Good-leaver and bad-leaver definitions deserve care, because they will be tested against Pakistani employment law and the contract will be read against the drafter. Define cause by reference to conduct, not labels; state the valuation mechanism for any leaver purchase; and say expressly what happens to vested options on death, because the family's claim will otherwise arrive through the succession certificate process with no plan answer. Where the workforce is unionised or within the statutory workers' participation schemes, check the interaction before granting [TO BE VERIFIED].
What this means for you
If you are a founder, authorise the pool properly — shareholder approval, a defined share count, clean pre-emption waivers — before the next round, because investors now diligence ESOPs and repair after signing costs leverage. Paper every grant individually and adopt a valuation methodology in advance of the first exercise.
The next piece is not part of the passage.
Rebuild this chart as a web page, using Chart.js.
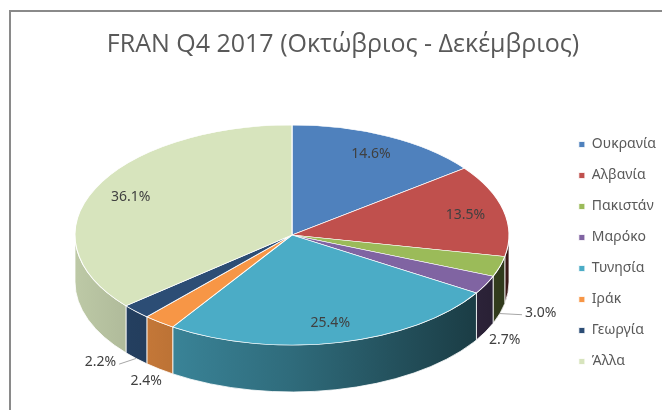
<!DOCTYPE html>
<html>
<head>
<meta charset="utf-8">
<script src="https://cdn.jsdelivr.net/npm/chart.js@4"></script>
<style>
html, body { margin: 0; padding: 0; background: #fff; overflow: hidden; }
#frame { position: absolute; left: 9px; top: 10px; width: 680px; height: 420px; border: 2px solid #8a8a8a; box-sizing: border-box; }
#wrap { position: absolute; left: 11px; top: 12px; width: 655px; height: 398px; }
</style>
</head>
<body>
<div id="frame"></div>
<div id="wrap"><canvas id="pieChart"></canvas></div>
<script>
const countries = ['Ουκρανία', 'Αλβανία', 'Πακιστάν', 'Μαρόκο', 'Τυνησία', 'Ιράκ', 'Γεωργία', 'Άλλα'];
const shares = [14.6, 13.5, 3.0, 2.7, 25.4, 2.4, 2.2, 36.1];
const colors = ['#4F81BD', '#C0504D', '#9BBB59', '#8064A2', '#4BACC6', '#F79646', '#2C4D75', '#D7E4BD'];

// where the tilted pie sits on the canvas
const tilt = { cx: 281, cy: 223, rx: 217, ry: 110, depth: 47 };

function shade(hex, f) {
    const n = parseInt(hex.slice(1), 16);
    const r = Math.round(((n >> 16) & 255) * f);
    const g = Math.round(((n >> 8) & 255) * f);
    const b = Math.round((n & 255) * f);
    return `rgb(${r}, ${g}, ${b})`;
}

const pie3d = {
    id: 'pie3d',
    beforeDatasetsDraw(chart) {
        const ctx = chart.ctx;
        const arcs = chart.getDatasetMeta(0).data;
        const { cx, cy, rx, ry, depth } = tilt;
        ctx.save();
        // side walls of the front half
        arcs.forEach((arc, i) => {
            const s = Math.max(arc.startAngle, 0);
            const e = Math.min(arc.endAngle, Math.PI);
            if (e <= s) return;
            const grad = ctx.createLinearGradient(cx - rx, 0, cx + rx, 0);
            grad.addColorStop(0, shade(colors[i], 0.88));
            grad.addColorStop(0.5, shade(colors[i], 0.62));
            grad.addColorStop(1, shade(colors[i], 0.3));
            ctx.beginPath();
            ctx.ellipse(cx, cy, rx, ry, 0, s, e);
            ctx.ellipse(cx, cy + depth, rx, ry, 0, e, s, true);
            ctx.closePath();
            ctx.fillStyle = grad;
            ctx.fill();
            ctx.strokeStyle = 'rgba(255, 255, 255, 0.8)';
            ctx.lineWidth = 1;
            ctx.stroke();
        });
        // squash the flat pie into the top face
        const a0 = arcs[0];
        ctx.translate(cx, cy);
        ctx.scale(rx / a0.outerRadius, ry / a0.outerRadius);
        ctx.translate(-a0.x, -a0.y);
    },
    afterDatasetsDraw(chart) {
        const ctx = chart.ctx;
        ctx.restore();
        const arcs = chart.getDatasetMeta(0).data;
        const { cx, cy, rx, ry, depth } = tilt;
        ctx.save();
        ctx.font = '14px "Noto Sans"';
        ctx.fillStyle = '#404040';
        ctx.textAlign = 'center';
        ctx.textBaseline = 'middle';
        const outside = [];
        arcs.forEach((arc, i) => {
            const m = (arc.startAngle + arc.endAngle) / 2;
            const text = shares[i].toFixed(1) + '%';
            if (shares[i] > 5) {
                ctx.fillText(text, cx + 0.82 * rx * Math.cos(m), cy + 0.82 * ry * Math.sin(m));
            } else {
                outside.push({ text, m, x: cx + 1.1 * rx * Math.cos(m), y: cy + depth + 3 + 1.1 * ry * Math.sin(m), lead: false });
            }
        });
        // push apart small labels that would collide
        for (let k = 1; k < outside.length; k++) {
            const p = outside[k - 1], q = outside[k];
            if (Math.hypot(p.x - q.x, p.y - q.y) < 32) {
                const mover = Math.abs(Math.cos(p.m)) > Math.abs(Math.cos(q.m)) ? p : q;
                const dir = Math.sign(Math.cos(mover.m));
                mover.x += dir * 20;
                mover.y -= 7;
                mover.lead = true;
            }
        }
        outside.forEach(o => {
            if (o.lead) {
                const dir = Math.sign(Math.cos(o.m));
                const w = ctx.measureText(o.text).width;
                ctx.beginPath();
                ctx.moveTo(cx + rx * Math.cos(o.m), cy + depth + ry * Math.sin(o.m));
                ctx.lineTo(o.x - dir * (w / 2 + 3), o.y + 2);
                ctx.strokeStyle = '#a6a6a6';
                ctx.lineWidth = 1;
                ctx.stroke();
            }
            ctx.fillText(o.text, o.x, o.y);
        });
        ctx.restore();
    }
};

new Chart(document.getElementById('pieChart'), {
    type: 'pie',
    data: {
        labels: countries,
        datasets: [{
            data: shares,
            backgroundColor: colors,
            borderColor: '#ffffff',
            borderWidth: 0.8,
            clip: false
        }]
    },
    options: {
        responsive: true,
        maintainAspectRatio: false,
        animation: false,
        events: [],
        layout: {
            padding: { left: 9, right: 0, top: 0, bottom: 0 }
        },
        plugins: {
            title: {
                display: true,
                text: 'FRAN Q4 2017 (Οκτώβριος - Δεκέμβριος)',
                color: '#595959',
                font: { family: 'Open Sans', size: 25, weight: 'normal' },
                padding: { top: 18, bottom: 36 }
            },
            legend: {
                position: 'right',
                fullSize: false,
                labels: {
                    boxWidth: 6,
                    boxHeight: 6,
                    padding: 17,
                    color: '#595959',
                    font: { family: 'Noto Sans', size: 14 }
                }
            },
            tooltip: { enabled: false }
        }
    },
    plugins: [pie3d]
});
</script>
</body>
</html>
Design the tax event deliberately: align exercise windows with liquidity, or use transfer restrictions so section 14 tax lands when cash does, and make sure payroll withholding is ready for it. If the shares sit in a foreign parent, build the plan around the exchange-control rules — cashless exercise, authorised-dealer routing, repatriation of proceeds — and hand employees the compliance steps in writing. And write leaver mechanics that Pakistani law can actually execute, without assuming a buyback power the company may not have. An ESOP is a promise of value years from now; the only plans that pay are the ones built under the law that will govern them when the time comes.